After inheriting this portrait, Lord Chesterfield would have taken it from London to his country residence at Bretby Hall in Derbyshire, where it would remain until it was in turn inherited by George Herbert, 5th Earl of Carnarvon after the death of his grandmother, Anne Weld-Forester, Dowager Countess of Chesterfield in 1885. After this, Lord Carnarvon had brought the portrait to his London residence at 13 Berkeley Square where it was hanging when Christie’s sold it in the 1918 Bretby Heirlooms sale. It is only in recent years that the life and career of Mary Beale has truly come to light, the unfortunate consequence of a 19th century disposition to male artists.
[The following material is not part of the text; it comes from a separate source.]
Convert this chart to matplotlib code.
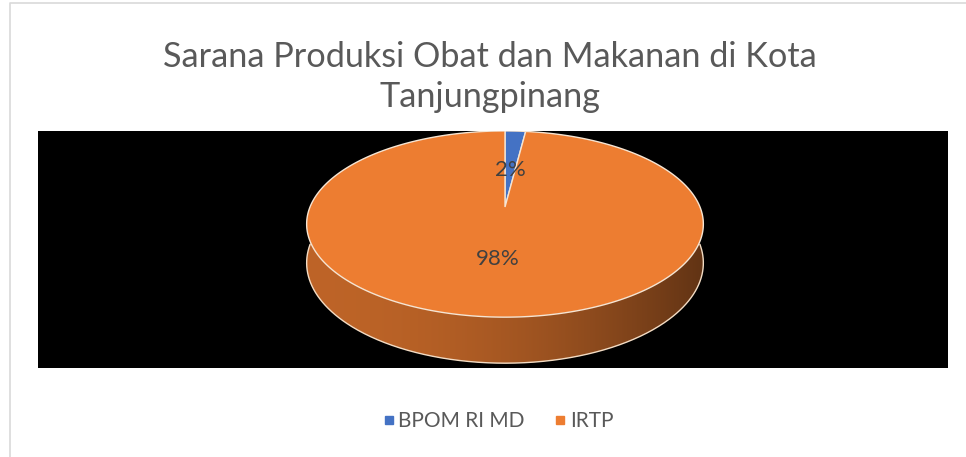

However as academia further explores Beale's work, her remarkable talent to capture a sitter's personality has become evident. The fact that during her lifetime she painted some of the most notable members of society, and was praised by the likes of George Vertue who described her as having "painted in oil very well" and that she " work'd with a wonderfull body of colors" says that she was truly considered one of the great artists of her day. We are proud that the discovery of this engaging portrait now adds to the expanding canon of British art by female artists.